A document contains many attributes and functions. Among them are meta information (like “author” or “subject”), number of total pages, outline and encryption information.
Some Document Methods and Attributes
Method / Attribute | Description |
---|---|
Document.pageCount |
number of pages (int) |
Document.metadata |
metadata (dict) |
Document.getToC() |
table of contents (list) |
Document.loadPage() |
read a page (Page) |
Accessing Meta Data
PyMuPDF fully supports standard metadata. Document.metadata
is a Python dictionary with the following keys. It is available for all document types, though not all entries may contain data in every single case. For details of their meanings and formats consult the PDF manuals, e.g. Adobe PDF Reference 1.7. Further information can also be found in chapter Document. The meta data fields are strings (or None
) if not otherwise indicated. Be aware that not all of them necessarily contain meaningful data.
Key | Value |
---|---|
producer | producer (producing software) |
format | PDF format, e.g. ‘PDF-1.4’ |
encryption | encryption method used |
author | author |
modDate | date of last modification |
keywords | keywords |
title | title |
creationDate | date of creation |
creator | creating application |
subject | subject |
Note
Apart from these standard metadata, PDF documents of PDF version 1.4 or later may also contain so-called “metadata streams”. Information in such streams is coded in XML. PyMuPDF deliberately contains no XML components, so we do not directly support access to information contained therein. But you can extract the stream as a whole, inspect or modify it using a package like lxml and then store the result back into the PDF. If you want, you can also delete these data altogether.
Working with Outlines
The easiest way to get all outlines (also called “bookmarks”) of a document, is creating a table of contents:
>>> toc = doc.getToC()
This will return a Python list of lists [[lvl, title, page, ...], ...]
.
lvl
is the hierarchy level of the entry (starting from 1), title
is the entry’s title, and page
the page number (1-based!). Other parameters describe details of the bookmark target.
Working with Pages
Tasks that can be performed with a Page are at the core of MuPDF’s functionality.
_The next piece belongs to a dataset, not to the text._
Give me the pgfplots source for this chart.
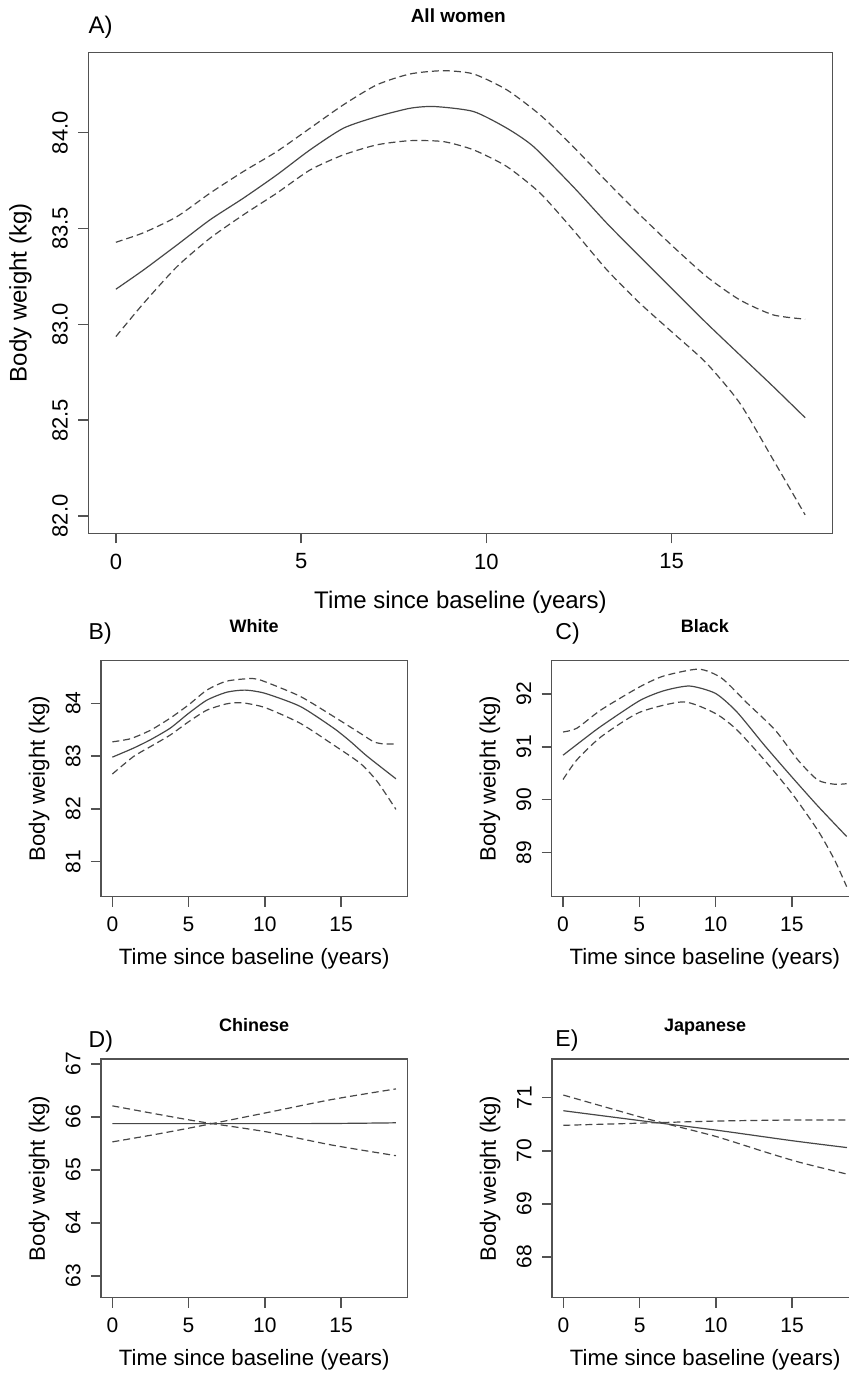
\documentclass[border=0pt]{standalone}
\usepackage{fontspec}
\setmainfont{Liberation Sans}
\usepackage{pgfplots}
\pgfplotsset{compat=1.18}

\definecolor{rline}{gray}{0.28}
\definecolor{rbox}{gray}{0.32}

\pgfplotsset{
  rpanel/.style={
    scale only axis,
    anchor=south west,
    xmin=-0.744, xmax=19.344,
    xtick={0,5,10,15},
    tick align=outside,
    major tick length=5pt,
    axis line style={rbox, line width=0.75pt},
    tick style={rbox, line width=0.75pt},
    xtick pos=bottom, ytick pos=left,
    /pgf/number format/assume math mode=true,
    yticklabel style={rotate=90, anchor=south, inner sep=0pt},
    xticklabel style={anchor=north, inner sep=0pt},
    xticklabel shift=5pt, yticklabel shift=5pt,
    xlabel={Time since baseline (years)},
    ylabel={Body weight (kg)},
    every axis y label/.style={rotate=90, anchor=base},
    every axis x label/.style={anchor=base},
    every axis title/.style={anchor=base},
  },
  small/.style={
    rpanel,
    width=153.15pt,
    tick label style={font=\fontsize{10.5}{12}\selectfont},
    label style={font=\fontsize{11.1}{13}\selectfont},
    title style={font=\bfseries\fontsize{9}{11}\selectfont},
  },
  est/.style={rline, line width=0.6pt, smooth, tension=0.4},
  ci/.style={rline, line width=0.6pt, dash pattern=on 3.5pt off 2pt, smooth, tension=0.4},
}

\begin{document}
\begin{tikzpicture}

% A) All women
\begin{axis}[rpanel,
  at={(44.15pt,420.35pt)},
  width=372.2pt, height=240.5pt,
  ymin=81.91, ymax=84.419,
  ytick={82,82.5,83,83.5,84},
  yticklabel style={/pgf/number format/fixed, /pgf/number format/fixed zerofill, /pgf/number format/precision=1},
  tick label style={font=\fontsize{11}{13}\selectfont},
  label style={font=\fontsize{12}{14}\selectfont},
  xlabel style={at={(axis description cs:0.5,-0.156)}},
  ylabel style={at={(axis description cs:-0.0828,0.5)}},
  title={All women},
  title style={at={(axis description cs:0.497,1.0615)}, font=\bfseries\fontsize{9.5}{11}\selectfont},
]
\addplot[est] coordinates {(0,83.183) (0.75,83.284) (1.65,83.414) (2.54,83.545) (3.44,83.658) (4.34,83.779) (5.24,83.91) (6.14,84.023) (7.04,84.083) (7.94,84.127) (8.6,84.136) (9.65,84.11) (10.55,84.023) (11.27,83.927) (12.34,83.718) (13.25,83.527) (14.14,83.353) (15.04,83.179) (15.94,83.006) (16.84,82.84) (17.74,82.675) (18.6,82.513)};
\addplot[ci] coordinates {(0,83.428) (0.75,83.478) (1.65,83.562) (2.54,83.684) (3.44,83.797) (4.34,83.901) (5.24,84.023) (6.14,84.145) (7.04,84.249) (7.94,84.306) (8.84,84.323) (9.65,84.306) (10.55,84.223) (11.45,84.092) (12.34,83.927) (13.25,83.744) (14.14,83.571) (15.04,83.405) (15.94,83.249) (16.84,83.127) (17.74,83.049) (18.6,83.027)};
\addplot[ci] coordinates {(0,82.936) (0.75,83.11) (1.65,83.301) (2.54,83.449) (3.44,83.571) (4.34,83.684) (5.24,83.805) (6.14,83.884) (7.04,83.936) (7.94,83.958) (8.84,83.953) (9.65,83.91) (10.55,83.823) (11.45,83.684) (12.34,83.492) (13.25,83.284) (14.14,83.11) (15.04,82.954) (15.94,82.797) (16.84,82.588) (17.74,82.293) (18.6,82.006)};
\end{axis}

% B) White
\begin{axis}[small,
  at={(50.5pt,238.65pt)}, height=118pt,
  ymin=80.337, ymax=84.807,
  ytick={81,82,83,84},
  xlabel style={at={(axis description cs:0.5,-0.288)}},
  ylabel style={at={(axis description cs:-0.183,0.5)}},
  title={White},
  title style={at={(axis description cs:0.5,1.12)}},
]
\addplot[est] coordinates {(0,82.98) (1.38,83.15) (2.5,83.31) (3.8,83.53) (5,83.81) (6.2,84.06) (7.5,84.21) (8.7,84.25) (10,84.19) (12.33,83.94) (14.51,83.53) (15.6,83.28) (16.7,83.0) (18.6,82.57)};
\addplot[ci] coordinates {(0,83.27) (1.2,83.33) (2.5,83.49) (3.8,83.72) (5,83.97) (6.2,84.25) (7.5,84.42) (9.2,84.47) (10,84.41) (12.33,84.13) (14.51,83.75) (16.27,83.43) (17.15,83.27) (17.8,83.23) (18.6,83.23)};
\addplot[ci] coordinates {(0,82.66) (1.38,82.99) (2.5,83.18) (3.8,83.40) (5,83.65) (6.2,83.87) (7.5,83.99) (8.5,84.01) (10,83.92) (12.33,83.62) (14.51,83.21) (16.27,82.86) (17.37,82.52) (18.6,81.99)};
\end{axis}

% C) Black
\begin{axis}[small,
  at={(275.85pt,238.65pt)}, height=118pt,
  ymin=88.16, ymax=92.63,
  ytick={89,90,91,92},
  xlabel style={at={(axis description cs:0.5,-0.288)}},
  ylabel style={at={(axis description cs:-0.183,0.5)}},
  title={Black},
  title style={at={(axis description cs:0.5,1.12)}},
]
\addplot[est] coordinates {(0,90.84) (1.3,91.13) (2.5,91.39) (5,91.87) (6.6,92.06) (8.3,92.15) (10,92.01) (11.4,91.66) (13.2,91.03) (15,90.43) (16.7,89.88) (18.6,89.30)};
\addplot[ci] coordinates {(0,91.28) (0.9,91.35) (2.5,91.70) (5,92.13) (6.6,92.34) (8.9,92.47) (10.4,92.30) (12.1,91.82) (13.9,91.32) (15.4,90.75) (16.7,90.37) (17.8,90.29) (18.6,90.30)};
\addplot[ci] coordinates {(0,90.38) (0.9,90.75) (2.5,91.19) (5,91.65) (7.9,91.85) (10,91.63) (11.4,91.32) (13.2,90.75) (15,90.12) (16.7,89.42) (17.8,88.86) (18.6,88.35)};
\end{axis}

% D) Chinese
\begin{axis}[small,
  at={(50.5pt,38.15pt)}, height=119.35pt,
  ymin=62.59, ymax=67.094,
  ytick={63,64,65,66,67},
  xlabel style={at={(axis description cs:0.5,-0.285)}},
  ylabel style={at={(axis description cs:-0.183,0.5)}},
  title={Chinese},
  title style={at={(axis description cs:0.5,1.114)}},
]
\addplot[est] coordinates {(0,65.875) (13,65.875) (18.6,65.89)};
\addplot[ci] coordinates {(0,66.21) (3,66.05) (5.75,65.91) (10.1,65.72) (14.4,65.47) (18.6,65.27)};
\addplot[ci] coordinates {(0,65.53) (3,65.68) (5.75,65.83) (10.1,66.08) (14.4,66.33) (18.6,66.53)};
\end{axis}

% E) Japanese
\begin{axis}[small,
  at={(276pt,38.15pt)}, height=119.35pt,
  ymin=67.23, ymax=71.73,
  ytick={68,69,70,71},
  xlabel style={at={(axis description cs:0.5,-0.285)}},
  ylabel style={at={(axis description cs:-0.183,0.5)}},
  title={Japanese},
  title style={at={(axis description cs:0.5,1.114)}},
]
\addplot[est] coordinates {(0,70.755) (5,70.57) (10,70.39) (15,70.19) (18.6,70.06)};
\addplot[ci] coordinates {(0,71.05) (5,70.64) (6.6,70.52) (10,70.27) (13.2,69.98) (15.4,69.79) (18.6,69.56)};
\addplot[ci] coordinates {(0,70.48) (5,70.52) (10,70.56) (15,70.58) (18.6,70.58)};
\end{axis}

% panel letters
\node[anchor=base west, inner sep=0pt, font=\fontsize{12}{14}\selectfont] at (44.15pt,670.35pt) {A)};
\node[anchor=base west, inner sep=0pt, font=\fontsize{11.5}{14}\selectfont] at (44.15pt,367pt) {B)};
\node[anchor=base west, inner sep=0pt, font=\fontsize{11.5}{14}\selectfont] at (277.5pt,367pt) {C)};
\node[anchor=base west, inner sep=0pt, font=\fontsize{11.5}{14}\selectfont] at (44.15pt,163pt) {D)};
\node[anchor=base west, inner sep=0pt, font=\fontsize{11.5}{14}\selectfont] at (277.5pt,163.5pt) {E)};

\pgfresetboundingbox
\path[use as bounding box] (0pt,0pt) rectangle (424.5pt,687pt);
\end{tikzpicture}
\end{document}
- You can render a page into an image, optionally zooming, rotating, shifting or shearing it.
- You can extract a page’s text or search for text strings.
First, a page object must be created:
>>> page = doc.loadPage(n) # represents page n of the document (0-based)
>>> page = doc[n] # short form
n
may be any integer less than the total number of pages of the document. doc[-1]
is the last page, like with Python lists.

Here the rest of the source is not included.